INFORMATION PROVIDED -
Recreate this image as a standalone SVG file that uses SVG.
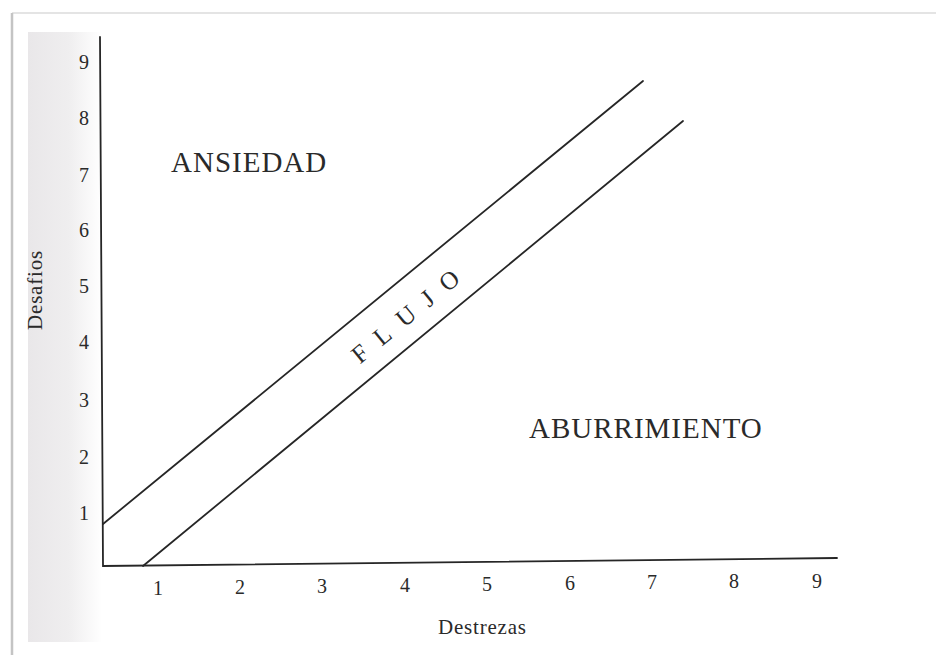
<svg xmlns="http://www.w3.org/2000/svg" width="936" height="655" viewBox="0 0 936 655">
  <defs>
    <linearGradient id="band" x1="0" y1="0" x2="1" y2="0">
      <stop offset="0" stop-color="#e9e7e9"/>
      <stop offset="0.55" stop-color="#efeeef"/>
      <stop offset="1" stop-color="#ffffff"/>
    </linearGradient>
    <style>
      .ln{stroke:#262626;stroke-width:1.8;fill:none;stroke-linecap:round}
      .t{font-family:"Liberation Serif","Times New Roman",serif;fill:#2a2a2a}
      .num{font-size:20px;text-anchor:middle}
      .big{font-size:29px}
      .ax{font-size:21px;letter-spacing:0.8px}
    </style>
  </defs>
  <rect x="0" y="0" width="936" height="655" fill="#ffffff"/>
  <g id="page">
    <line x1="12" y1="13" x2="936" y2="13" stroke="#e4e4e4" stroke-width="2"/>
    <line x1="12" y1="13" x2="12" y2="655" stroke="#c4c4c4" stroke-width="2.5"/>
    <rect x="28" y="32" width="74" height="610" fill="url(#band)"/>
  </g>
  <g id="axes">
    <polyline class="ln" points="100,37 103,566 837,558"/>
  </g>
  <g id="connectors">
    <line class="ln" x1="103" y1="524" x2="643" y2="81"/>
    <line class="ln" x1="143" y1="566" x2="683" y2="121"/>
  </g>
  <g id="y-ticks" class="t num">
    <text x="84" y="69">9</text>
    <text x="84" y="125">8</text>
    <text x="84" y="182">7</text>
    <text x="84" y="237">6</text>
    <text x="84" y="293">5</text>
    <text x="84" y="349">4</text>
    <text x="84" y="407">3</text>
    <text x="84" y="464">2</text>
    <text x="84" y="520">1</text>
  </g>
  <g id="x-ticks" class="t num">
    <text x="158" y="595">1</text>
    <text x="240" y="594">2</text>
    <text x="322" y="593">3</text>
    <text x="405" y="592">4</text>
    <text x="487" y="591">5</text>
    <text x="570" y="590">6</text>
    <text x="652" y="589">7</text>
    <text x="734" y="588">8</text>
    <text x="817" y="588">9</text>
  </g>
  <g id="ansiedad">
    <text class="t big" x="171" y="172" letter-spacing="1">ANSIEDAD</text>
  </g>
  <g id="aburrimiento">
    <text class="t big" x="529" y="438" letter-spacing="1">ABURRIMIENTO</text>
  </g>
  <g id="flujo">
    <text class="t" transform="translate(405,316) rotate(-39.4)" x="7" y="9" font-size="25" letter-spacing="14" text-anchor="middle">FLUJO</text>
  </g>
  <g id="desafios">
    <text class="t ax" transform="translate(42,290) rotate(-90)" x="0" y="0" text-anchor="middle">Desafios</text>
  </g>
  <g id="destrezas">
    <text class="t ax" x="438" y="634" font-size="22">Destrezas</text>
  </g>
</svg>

WORK TO COMPLETE - Quote the full listing above word for word; exclude every picture from the copy.

OUTPUT BELOW -
Recreate this image as a standalone SVG file that uses SVG.
<svg xmlns="http://www.w3.org/2000/svg" width="936" height="655" viewBox="0 0 936 655">
  <defs>
    <linearGradient id="band" x1="0" y1="0" x2="1" y2="0">
      <stop offset="0" stop-color="#e9e7e9"/>
      <stop offset="0.55" stop-color="#efeeef"/>
      <stop offset="1" stop-color="#ffffff"/>
    </linearGradient>
    <style>
      .ln{stroke:#262626;stroke-width:1.8;fill:none;stroke-linecap:round}
      .t{font-family:"Liberation Serif","Times New Roman",serif;fill:#2a2a2a}
      .num{font-size:20px;text-anchor:middle}
      .big{font-size:29px}
      .ax{font-size:21px;letter-spacing:0.8px}
    </style>
  </defs>
  <rect x="0" y="0" width="936" height="655" fill="#ffffff"/>
  <g id="page">
    <line x1="12" y1="13" x2="936" y2="13" stroke="#e4e4e4" stroke-width="2"/>
    <line x1="12" y1="13" x2="12" y2="655" stroke="#c4c4c4" stroke-width="2.5"/>
    <rect x="28" y="32" width="74" height="610" fill="url(#band)"/>
  </g>
  <g id="axes">
    <polyline class="ln" points="100,37 103,566 837,558"/>
  </g>
  <g id="connectors">
    <line class="ln" x1="103" y1="524" x2="643" y2="81"/>
    <line class="ln" x1="143" y1="566" x2="683" y2="121"/>
  </g>
  <g id="y-ticks" class="t num">
    <text x="84" y="69">9</text>
    <text x="84" y="125">8</text>
    <text x="84" y="182">7</text>
    <text x="84" y="237">6</text>
    <text x="84" y="293">5</text>
    <text x="84" y="349">4</text>
    <text x="84" y="407">3</text>
    <text x="84" y="464">2</text>
    <text x="84" y="520">1</text>
  </g>
  <g id="x-ticks" class="t num">
    <text x="158" y="595">1</text>
    <text x="240" y="594">2</text>
    <text x="322" y="593">3</text>
    <text x="405" y="592">4</text>
    <text x="487" y="591">5</text>
    <text x="570" y="590">6</text>
    <text x="652" y="589">7</text>
    <text x="734" y="588">8</text>
    <text x="817" y="588">9</text>
  </g>
  <g id="ansiedad">
    <text class="t big" x="171" y="172" letter-spacing="1">ANSIEDAD</text>
  </g>
  <g id="aburrimiento">
    <text class="t big" x="529" y="438" letter-spacing="1">ABURRIMIENTO</text>
  </g>
  <g id="flujo">
    <text class="t" transform="translate(405,316) rotate(-39.4)" x="7" y="9" font-size="25" letter-spacing="14" text-anchor="middle">FLUJO</text>
  </g>
  <g id="desafios">
    <text class="t ax" transform="translate(42,290) rotate(-90)" x="0" y="0" text-anchor="middle">Desafios</text>
  </g>
  <g id="destrezas">
    <text class="t ax" x="438" y="634" font-size="22">Destrezas</text>
  </g>
</svg>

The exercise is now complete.